South London residents raise health fears as incinerator set for expansion in Beddington

Residents have protested against the expansion of the incinerator (Supplied)
Residents have protested against the expansion of the incinerator (Supplied)

South London residents have hit out at plans to increase the amount an incinerator can burn next to their homes.

The Environment Agency is set to approve a ten per cent increase in the amount of rubbish the Beddington Incinerator in Sutton can burn, despite concerns from residents that the resulting smoke is harming their children’s health.

The site, run by waste giant Viridor, already has a capacity to burn 347,422 tonnes, but the Environment Agency is set to formally green light an increase to 382,286 tonnes, sparking protests.

Jim Duffy, an environmental campaigner who lives close to the site, said: “The big concern is people’s health, it’s very frequent to smell the incinerator late at night and throughout the morning, my wife has to shut the bedroom window.

“I’ve been wheezing a lot more than I ever used to, and my wife gets a stinging in her nose from it. You can smell a burning, acrid smell, and that can’t not have an effect on your health.”

The incinerator is close to residents' homes in south London (Supplied)
The incinerator is close to residents' homes in south London (Supplied)

A draft EA decision states the expansion would only be allowed on the basis that “no significant pollution is caused," and that it would not significantly harm human health.

But Mr Duffy said: “As far as I’m concerned, it’s a polluter’s charter.”

Viridor were appointed to operate the incinerator on a £1 billion contract by the South London Waste Partnership run by Kingston, Merton, Sutton and Croydon councils.

More than 200 public comments of opposition to the expansion have been submitted to the Environment Agency, and it is also opposed by Carshalton and Wallington MP Elliot Colburn.
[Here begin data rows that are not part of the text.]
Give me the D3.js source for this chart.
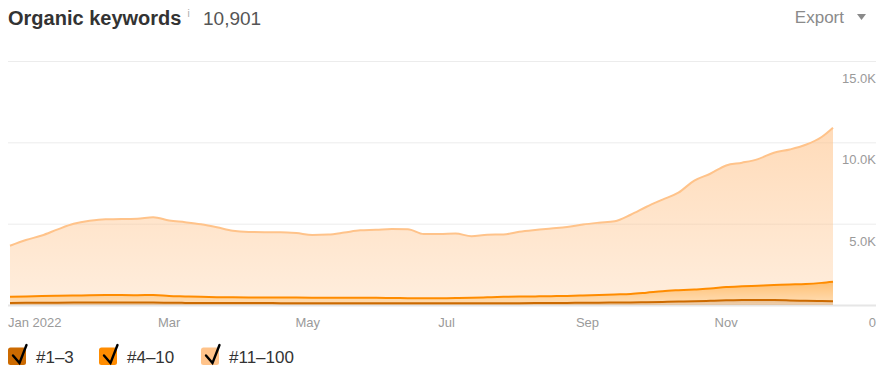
<!DOCTYPE html>
<html><head><meta charset="utf-8">
<script src="https://cdn.jsdelivr.net/npm/d3@7"></script>
<style>
html,body{margin:0;padding:0;background:#fff;}
svg{display:block;font-family:"Liberation Sans",Arial,sans-serif;}
</style></head>
<body><svg id="c" width="894" height="386"></svg>
<script>
const dates = ["2021-12-21","2021-12-28","2022-01-04","2022-01-11","2022-01-18","2022-01-25","2022-02-01","2022-02-08","2022-02-15","2022-02-22","2022-03-01","2022-03-08","2022-03-15","2022-03-22","2022-03-29","2022-04-05","2022-04-12","2022-04-19","2022-04-26","2022-05-03","2022-05-10","2022-05-17","2022-05-24","2022-05-31","2022-06-07","2022-06-14","2022-06-21","2022-06-28","2022-07-05","2022-07-12","2022-07-19","2022-07-26","2022-08-02","2022-08-09","2022-08-16","2022-08-23","2022-08-30","2022-09-06","2022-09-13","2022-09-20","2022-09-27","2022-10-04","2022-10-11","2022-10-18","2022-10-25","2022-11-01","2022-11-08","2022-11-15","2022-11-22","2022-11-29","2022-12-06","2022-12-13","2022-12-18"];
const top3 = [130,135,140,145,150,155,155,150,150,150,140,130,125,120,120,120,120,115,115,115,115,115,115,115,110,110,110,110,110,110,110,110,115,120,125,130,135,140,150,160,175,190,210,230,260,290,310,310,300,280,260,245,235];
const top10 = [380,395,410,425,430,445,455,460,455,460,420,400,375,360,350,345,340,345,340,335,335,330,325,325,320,310,300,305,315,330,360,390,405,410,420,430,455,480,500,520,585,660,700,730,750,810,840,880,930,980,1030,1115,1195];
const top100 = [3135,3470,3720,4080,4410,4580,4665,4670,4695,4790,4640,4560,4460,4300,4100,4030,4020,4020,3965,3850,3880,4005,4150,4180,4240,4240,3950,3945,3970,3790,3855,3835,3980,4080,4155,4230,4360,4440,4500,4870,5280,5630,5995,6690,7060,7480,7600,7780,8130,8300,8560,8970,9471];
const seriesNames = ["#1–3","#4–10","#11–100"];
const seriesColors = ["#cc6a00","#ff8c00","#ffc38a"];
const yTicks = [0,5000,10000,15000];
const yTickLabels = ["0","5.0K","10.0K","15.0K"];
const xTickDates = ["2022-01-01","2022-03-01","2022-05-01","2022-07-01","2022-09-01","2022-11-01"];
const xTickLabels = ["Jan 2022","Mar","May","Jul","Sep","Nov"];
const titleText = "Organic keywords";
const totalText = "10,901";

const parse = d3.timeParse("%Y-%m-%d");
const rows = dates.map((d,i)=>({date:parse(d), s0:top3[i], s1:top10[i], s2:top100[i]}));
const stack = d3.stack().keys(["s0","s1","s2"])(rows);

const svg = d3.select("#c");
const x = d3.scaleTime().domain([parse(dates[0]), parse(dates[dates.length-1])]).range([10,833]);
const y = d3.scaleLinear().domain([0,15000]).range([305,61]);

const defs = svg.append("defs");
const opac = [[0.45,0.3],[0.55,0.3],[0.6,0.3]];
seriesColors.forEach((c,i)=>{
  const g = defs.append("linearGradient").attr("id","g"+i).attr("x1",0).attr("x2",0).attr("y1",0).attr("y2",1);
  g.append("stop").attr("offset","0%").attr("stop-color",c).attr("stop-opacity", opac[i][0]);
  g.append("stop").attr("offset","100%").attr("stop-color",c).attr("stop-opacity", opac[i][1]);
});

svg.append("g").selectAll("line").data(yTicks).join("line")
  .attr("x1",8).attr("x2",876).attr("y1",d=>y(d)+0.5).attr("y2",d=>y(d)+0.5)
  .attr("stroke",d=>d===0?"#e6e6e6":"#ececec").attr("stroke-width",d=>d===0?2:1);

const area = d3.area().x(d=>x(d.data.date)).y0(d=>y(d[0])).y1(d=>y(d[1])).curve(d3.curveMonotoneX);
const line = d3.line().x(d=>x(d.data.date)).y(d=>y(d[1])).curve(d3.curveMonotoneX);

svg.append("g").selectAll("path").data(stack).join("path")
  .attr("d",area).attr("fill",(d,i)=>`url(#g${i})`);
svg.append("g").selectAll("path").data(stack.slice().reverse()).join("path")
  .attr("d",line).attr("fill","none")
  .attr("stroke",d=>seriesColors[d.index]).attr("stroke-width",2).attr("stroke-linejoin","round");

svg.append("g").selectAll("text").data(yTicks).join("text")
  .attr("x",876).attr("y",d=>y(d)+22).attr("text-anchor","end")
  .attr("font-size",13).attr("fill","#9a9a9a").text((d,i)=>yTickLabels[i]);

svg.append("g").selectAll("text").data(xTickDates).join("text")
  .attr("x",(d,i)=>i===0?8:x(parse(d))).attr("y",327)
  .attr("text-anchor",(d,i)=>i===0?"start":"middle")
  .attr("font-size",13).attr("fill","#9a9a9a").text((d,i)=>xTickLabels[i]);

const t = svg.append("text").attr("x",8).attr("y",25).attr("font-size",20).attr("font-weight","bold").attr("fill","#333").text(titleText);
const tw = t.node().getComputedTextLength();
svg.append("text").attr("x",8+tw+6).attr("y",17).attr("font-size",10).attr("fill","#aaa").text("i");
svg.append("text").attr("x",203).attr("y",25).attr("font-size",19).attr("fill","#555").text(totalText);

svg.append("text").attr("x",844).attr("y",23).attr("text-anchor","end").attr("font-size",17).attr("fill","#8a8a8a").text("Export");
svg.append("path").attr("d","M857,14 L866,14 L861.5,20 Z").attr("fill","#8a8a8a");

const legX = [8,99,201];
const lg = svg.append("g").selectAll("g").data(seriesNames).join("g").attr("transform",(d,i)=>`translate(${legX[i]},347.5)`);
lg.append("rect").attr("width",18).attr("height",17.5).attr("rx",2.5).attr("fill",(d,i)=>seriesColors[i]);
lg.append("path").attr("d","M5,8 L11.5,15.5 L18.5,-2.5").attr("fill","none").attr("stroke","#000").attr("stroke-width",2.4).attr("stroke-linecap","round").attr("stroke-linejoin","miter");
lg.append("text").attr("x",28).attr("y",15).attr("font-size",17).attr("fill","#333").text(d=>d);
</script></body></html>
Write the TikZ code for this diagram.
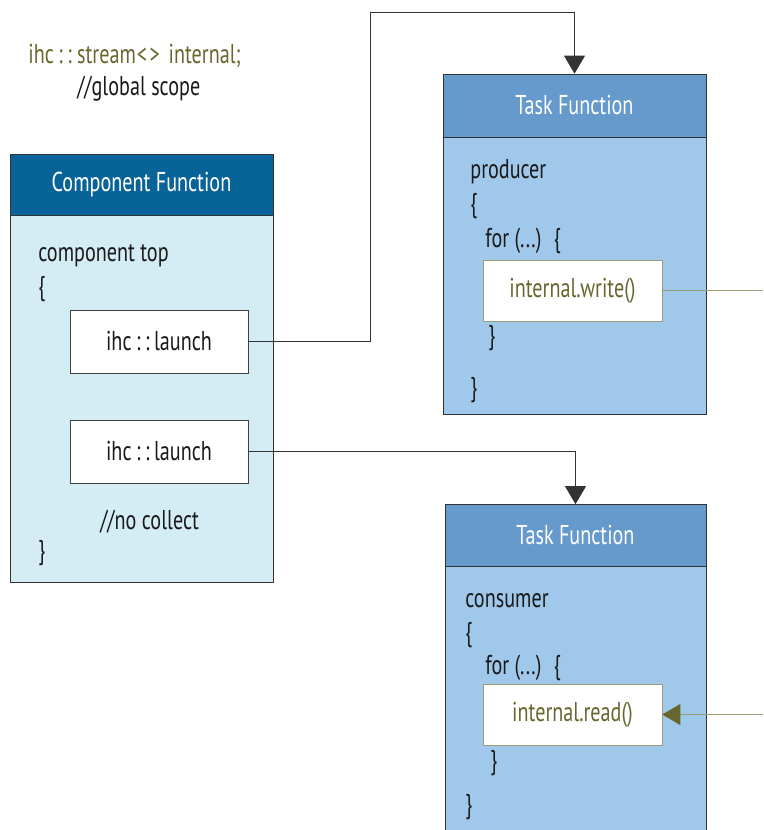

Locals said they were also concerned about a power fault last week which meant that the plant’s normal process for removing pollutants from the smoke was not working.

Viridor said it was investigating the fault and no new waste was burned while the power was down.

Dave Tchil, a Labour councillor for the neighbouring Hackbridge ward who raised the issue, said that acrid smoke was constantly emanating from the incinerator.

“This is an urban environment, it’s the south London suburbs, people’s homes are here,” said Cllr Tchil.

“We turned Battersea Power Station into a shopping centre - so why are we allowing a ‘Battersea Power Station’ in Sutton?”

A Viridor spokesperson said independent reviews had concluded the incinerator could burn more waste without "causing negative impacts to the surrounding environment".

"As a region the South East and greater London area continues to see an increase in residual waste volumes with large quantities either being exported to Europe or sent to UK landfill," said the spokesperson.

"The variation will enable Viridor to reduce the environmental impact of non-recycled waste produced in London and the South East."

An Environment Agency spokesperson said: “We are reviewing all of the comments submitted during the second consultation and liaising with our professional partners, such as the UK Health Security Agency (UKHSA).

“We do not have a set date for the final decision, but it is likely to be sometime during October.”